- What is needed
Your output is the lines from the first one to the one containing "total = sum(values)", repeated exactly, with images left out.

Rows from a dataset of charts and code
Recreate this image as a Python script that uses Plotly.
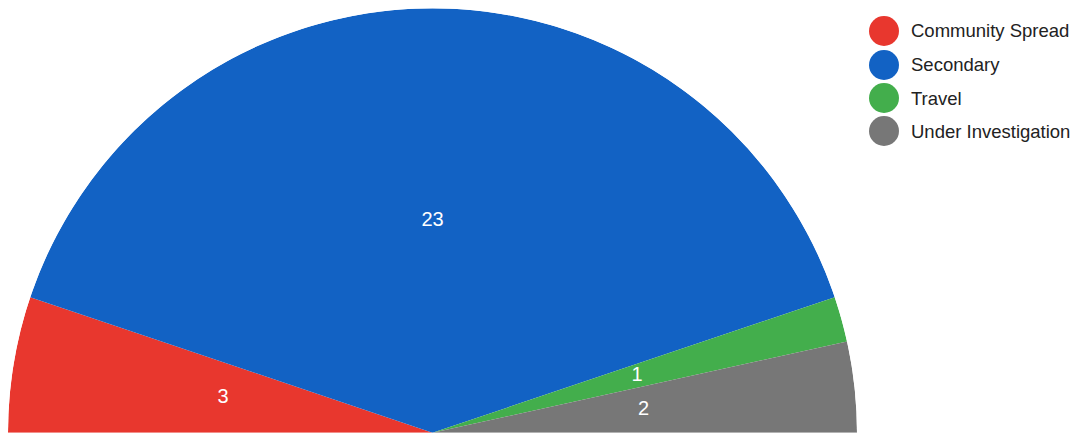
import plotly.graph_objects as go

categories = ["Community Spread", "Secondary", "Travel", "Under Investigation"]
values = [3, 23, 1, 2]
colors = ["#E8372E", "#1262C4", "#43AE4C", "#777777"]

W, H = 1074, 434
total = sum(values)

# angles (degrees) along the half circle, starting at the left
mids, spans = [], []
acc = 0
for v in values:
    span = v / total * 180.0
    spans.append(span)
    mids.append(acc + span / 2)
    acc += span

fig = go.Figure()
fig.add_trace(go.Barpolar(
    r=[1] * len(values), theta=mids, width=spans,
    marker=dict(color=colors, line=dict(width=0)),
    showlegend=False, hoverinfo="skip", text=categories,
))
fig.add_trace(go.Scatterpolar(
    r=[0.5] * len(values), theta=mids, mode="text",
    text=[str(v) for v in values],
    textfont=dict(color="white", size=20, family="Arial, Liberation Sans"),
    showlegend=False, hoverinfo="skip",
))

# custom legend (large circle markers)
leg_y = [31, 65, 98, 131]
cx, rad, tx = 884, 15, 909
shapes, annotations = [], []
for name, col, yy in zip(categories, colors, leg_y):
    shapes.append(dict(type="circle", xref="paper", yref="paper",
                       x0=(cx - rad) / W, x1=(cx + rad) / W,
                       y0=1 - (yy + rad) / H, y1=1 - (yy - rad) / H,
                       fillcolor=col, line=dict(width=0)))
    annotations.append(dict(x=tx / W, y=1 - yy / H, xref="paper", yref="paper",
                            text=name, showarrow=False, xanchor="left", yanchor="middle",
                            font=dict(size=18.5, color="#222222", family="Arial, Liberation Sans")))

fig.update_layout(
    width=W, height=H,
    margin=dict(l=0, r=0, t=0, b=0),
    paper_bgcolor="white",
    showlegend=False,
    shapes=shapes, annotations=annotations,
    polar=dict(
        domain=dict(x=[8 / W, 857 / W], y=[1 / H, 426 / H]),
        sector=[0, 180],
        bgcolor="rgba(0,0,0,0)",
        bargap=0,
        radialaxis=dict(visible=False, range=[0, 1]),
        angularaxis=dict(visible=False, rotation=180, direction="clockwise",
                         showgrid=False, showline=False),
    ),
)

fig.write_html("out.html",
               config={"displayModeBar": False},
               post_script="document.body.style.margin='0';document.body.style.overflow='hidden';")
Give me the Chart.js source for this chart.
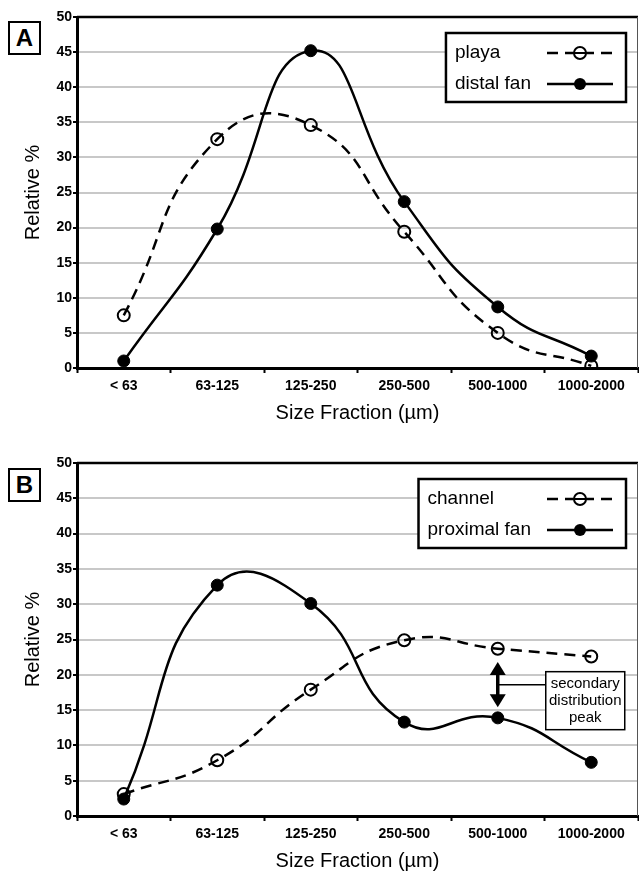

- Solved problem
Recreate this image as a Python script that uses Plotly.
import plotly.graph_objects as go

categories = ["Community Spread", "Secondary", "Travel", "Under Investigation"]
values = [3, 23, 1, 2]
colors = ["#E8372E", "#1262C4", "#43AE4C", "#777777"]

W, H = 1074, 434
total = sum(values)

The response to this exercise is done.